Oleh: Bajoel segoro

Antara padepokan, pondok pesantren, dan boarding school. Apa hal yang membedakan dari ketiga lembaga pendidikan berikut. Kemudian apa pula yang melatarbelakangi penyebutan istilah untuk lembaga-lembaga pendidikan tersebut?

Barangkali untuk dua istilah di awal adalah yang sering kita dengar di telinga. Bahwa keduanya adalah lembaga pendidikan berbasis agama, yang menganut tradisi lama dan memberlakukan gaya klasik. Kemudian berlanjut pada sekilas definisi boarding school, bahwa lembaga ini sebetulnya tak jauh berbeda dengan lembaga pendidikan yang pertama dan kedua. Yakni sama-sama menganut tradisi lama (namun oleh mereka ditampik dan menjadi mengadopsi) dan memberlakukan sedikit modifikasi dengan gaya modern, dengan teknis ala sekolah Barat yang menawarkan sebuah konsep-konsep pengenalan sains.

Kembali ke pembahasan awal, yakni apa yang membedakan di antara tiga lembaga pendidikan yang pada hakikatnya adalah sama-sama memberadabkan manusia, mencerdaskan kepribadian manusia dan menjadikannya mengerti bahwa dirinya adalah manusia.

Majalah Tebuireng

Jamak kita ketahui, bahwa ada beberapa golongan orang yang lebih bangga mendapat level “anak pondokan”, bahkan ada pula yang melebihi kebanggaannya jika dengan gaya dada membusung lalu berujar, “aku boarding school di tempat ini”. Namun sebaliknya, akan ada rasa malu ketika menyebut dirinya sebagai “santri atau pengikut padepokan itu”.

Sekilas remeh, namun tak bisa diremehkan, bahwa ‘papan ngangsu kawruh’ ternyata memiliki prestis, punya peran dominan dalam menaikkan rasa kepercayaan diri. Saya sebagai santri padepokan dan mewakili rekan-rekan santri yang lain sebetulnya merasa miris, ketika mendengar kasus semacam itu. Bagaimana tidak, bahwa sebagai lembaga pendidikan tertua, cikal-bakal sebelum populer dengan sebutan pesantren, apalagi hendak sampai pada eranya boarding school, padepokan adalah perintis pemberadaban nilai-nilai luhur yang kemudian diadopsi oleh pesantren, diadopsi dan dimodifikasi lagi menjadi boarding school.

Pada proses perjalanannya, padepokan telah terbukti lulus uji kualifikasi ketangguhan melawan kebiadaban kolonial. Padepokan telah lulus melampaui seleksi alam yang pada masa itu, alam dan masyarakatnya dieksploitasi sedemikian rupa, entah dalam wajah rodi ataupun romusha (itu pun yang tertulis oleh sejarah, dan saya yakin masih banyak kekejian yang luput dari pencatatan sejarah).

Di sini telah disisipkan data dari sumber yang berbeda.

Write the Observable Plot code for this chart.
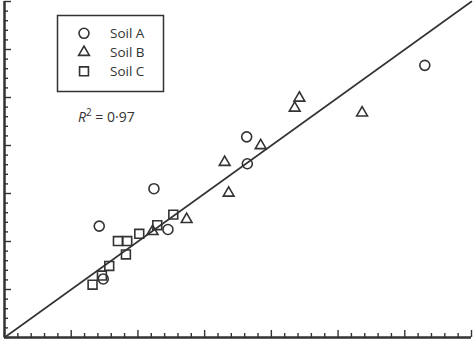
<!DOCTYPE html>
<html><head><meta charset="utf-8">
<script src="https://cdn.jsdelivr.net/npm/d3@7"></script>
<script src="https://cdn.jsdelivr.net/npm/@observablehq/plot@0.6"></script>
<style>
body{margin:0;background:#fff}
#chart{position:relative;width:474px;height:341px}
</style>
</head><body><div id="chart"></div>
<script>
// Soil A (circles)
const soilAx = [6.30, 3.63, 3.64, 2.24, 1.42, 2.45, 1.48];
const soilAy = [5.67, 4.18, 3.62, 3.10, 2.32, 2.25, 1.22];
// Soil B (triangles)
const soilBx = [4.42, 4.35, 5.36, 3.84, 3.30, 3.36, 2.73, 2.22];
const soilBy = [4.99, 4.78, 4.68, 4.00, 3.65, 3.01, 2.46, 2.21];
// Soil C (squares)
const soilCx = [2.53, 2.29, 2.02, 1.70, 1.84, 1.82, 1.57, 1.46, 1.32];
const soilCy = [2.56, 2.34, 2.16, 2.01, 2.01, 1.73, 1.49, 1.29, 1.10];

const soilNames = ["Soil A", "Soil B", "Soil C"];
const soilSymbols = ["circle", "triangle", "square"];
const soilSizes = [5, 4, 5];
const fitLineEnds = [0, 7];
const rSquaredText = "0·97";
const majorTicks = [0, 1, 2, 3, 4, 5, 6, 7];
const minorTicks = d3.range(0, 35).map(i => i / 5).filter(v => Math.abs(v - Math.round(v)) > 1e-9);

const ink = "#333";
const series = [[soilAx, soilAy], [soilBx, soilBy], [soilCx, soilCy]];
const points = series.flatMap(([xs, ys], s) => xs.map((x, i) => ({x, y: ys[i], soil: soilNames[s]})));

const dotMarks = soilNames.map((name, s) =>
  Plot.dot(points.filter(d => d.soil === name), {
    x: "x", y: "y", symbol: () => soilSymbols[s], r: soilSizes[s],
    stroke: ink, strokeWidth: 1.6, fill: "none"
  })
);

const chart = Plot.plot({
  width: 474, height: 341,
  marginTop: 1, marginRight: 3, marginBottom: 4, marginLeft: 4,
  x: {domain: [0, 7]},
  y: {domain: [0, 7]},
  style: {background: "#fff"},
  marks: [
    Plot.line(fitLineEnds, {x: d => d, y: d => d, stroke: ink, strokeWidth: 1.6}),
    ...dotMarks,
    Plot.axisX({ticks: minorTicks, anchor: "bottom", tickSize: -4, tickFormat: () => "", label: null, stroke: ink, strokeWidth: 1.4}),
    Plot.axisX({ticks: majorTicks, anchor: "bottom", tickSize: -7, tickFormat: () => "", label: null, stroke: ink, strokeWidth: 1.4}),
    Plot.axisY({ticks: minorTicks, anchor: "left", tickSize: -4, tickFormat: () => "", label: null, stroke: ink, strokeWidth: 1.4}),
    Plot.axisY({ticks: majorTicks, anchor: "left", tickSize: -7, tickFormat: () => "", label: null, stroke: ink, strokeWidth: 1.4}),
    Plot.ruleY([0], {stroke: ink, strokeWidth: 2.5}),
    Plot.ruleX([0], {stroke: ink, strokeWidth: 2.5})
  ]
});
document.getElementById("chart").appendChild(chart);

// Legend box and R² annotation
const svg = d3.select(chart);
const font = "'Open Sans', sans-serif";
const leg = svg.append("g").attr("text-anchor", "start");
leg.append("rect").attr("x", 57.5).attr("y", 15.5).attr("width", 106).attr("height", 76)
  .attr("fill", "#fff").attr("stroke", ink).attr("stroke-width", 1.5);
const symY = [33.3, 52.3, 71.3];
const txtY = [37.5, 56.5, 75.5];
const d3sym = {circle: d3.symbolCircle, triangle: d3.symbolTriangle, square: d3.symbolSquare};
soilNames.forEach((name, i) => {
  const r = soilSizes[i];
  leg.append("path")
    .attr("transform", `translate(84,${symY[i]})`)
    .attr("d", d3.symbol(d3sym[soilSymbols[i]], Math.PI * r * r)())
    .attr("fill", "none").attr("stroke", ink).attr("stroke-width", 1.6);
  leg.append("text").attr("x", 110).attr("y", txtY[i]).attr("text-anchor", "start")
    .attr("font-family", font).attr("font-size", 13.5).attr("fill", ink).text(name);
});
const rt = svg.append("text").attr("x", 78).attr("y", 122).attr("text-anchor", "start")
  .attr("font-family", font).attr("font-size", 14).attr("fill", ink);
rt.append("tspan").attr("font-style", "italic").text("R");
rt.append("tspan").attr("font-size", 10).attr("dy", -6).text("2");
rt.append("tspan").attr("dy", 6).text(" = " + rSquaredText);
</script>
</body></html>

Namun saya tetap menaruh rasa hormat dan apresiatif kepada mereka yang tak malu menyebut almamaternya. Dengan penuh husnudzon, saya meyakini bahwa kebanggaan mereka adalah upaya pembaharuan pada ide dan wacana-wacana lama soal konsep dan juga metode pendidikan. Namun saya tetap khawatir jika ternyata yang mereka upayakan justru ‘jauh panggang dari api’ tegese justru semakin menjauhkan dan mengabaikan prinsip-prinsip warisan dalam tradisi. Akibatnya kita ‘kepaten obor’ untuk kemudian terninabobo dan mudah termakan oleh opini-opini menyesatkan. Semisal, padepokan adalah sarang kesesatan, basis kejawen, pusat klenik, pemuja roh-roh nenek moyang.

Asumsi demikian sangatlah keliru dan bahkan sangatlah fatal. Lalu bagaimana sikap yang tepat untuk menyikapi kembali hadirnya padepokan di tengah masyarakat yang semakin modern ini? Bahwa kehadiran padepokan adalah demi menjaga dan merawat ‘unggun api’ warisan leluhur, guna menghadapi laju pesatnya tantangan zaman. Kemudian bagaimana mekanisme dan konsep yang ditawarkan oleh padepokan?

Adalah dengan penempaan batin dan mental guna memaksimalkan daya hidup dengan membedah tembok-tembok tradisi kaum sekolahan. Tegasnya, tetap berendah hati di hadapan kahanan (keadaan). Dan menjadi manusia yang piawai memanusiakan manusia. Mungkin dalam hemat saya, sikap semacam ini bisa menjadikan padepokan kembali punya tempat dalam benak masyarakat, dan menjadi sebuah kearifan lokal yang memiliki makna, nilai dan ciri khasnya tersendiri.